The acceleration pressure is multilayered. Regulators are tightening ESG claim standards. Investors are scrutinizing sustainability narratives for greenwashing risk. And now enterprise buyers have quantified evidence of a credibility vacuum. That's three pressure vectors converging on vendor AI climate claims simultaneously.

For decision-makers, the implication is immediate: any AI vendor claiming climate benefits now requires independent verification before those claims influence procurement decisions. The burden of proof has shifted. For investors in Big Tech companies deriving narrative premium from AI climate positioning, the window for unverified claims is contracting—probably faster than most board presentations anticipated.

What makes this a true inflection point rather than just critical reporting is the timing coincidence with enterprise AI budgets being finalized. A Procurement Director reading Wired at 9 AM, then joining a vendor call at 11 AM, asks different questions. The institutional memory of "most AI climate claims lack evidence" changes how vendors respond and how buyers evaluate responses.

The next threshold to watch: Will procurement RFPs begin requiring evidence standards for AI climate claims by Q2 2026? If major enterprise buyers start inserting "vendor must cite peer-reviewed research or provide third-party climate impact audits" into baseline vendor requirements, the inflection accelerates into systematic accountability.

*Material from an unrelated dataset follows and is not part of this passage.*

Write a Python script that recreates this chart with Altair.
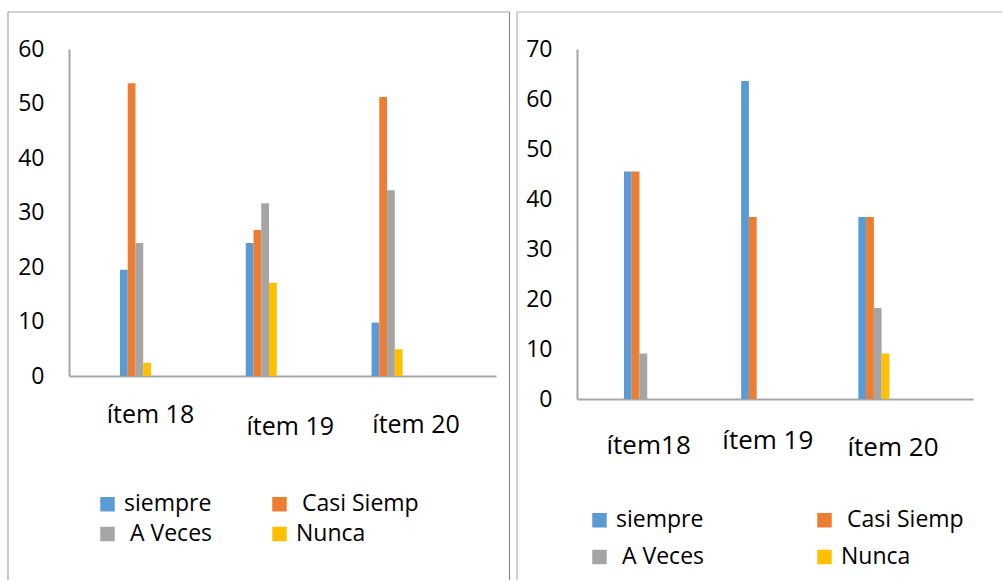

That would mark the moment when narrative-driven vendor positioning gives way to evidence-based vendor differentiation in the AI climate space.

The credibility inflection point for Big Tech's AI climate narrative is here. Wired's quantified evidence gap (75% of claims unsupported) transforms vendor skepticism from intuition to institutional standard. Decision-makers should audit existing AI climate claims in current vendor proposals immediately—expect procurement standards to formalize this requirement within 6 months. Investors assessing Big Tech sustainability positioning should factor in narrowing runway for unverified narrative premium. Enterprise professionals evaluating AI climate solutions should default to verified claims only. The era of unsubstantiated AI environmental benefit claims is contracting, replaced by evidence-based vendor differentiation.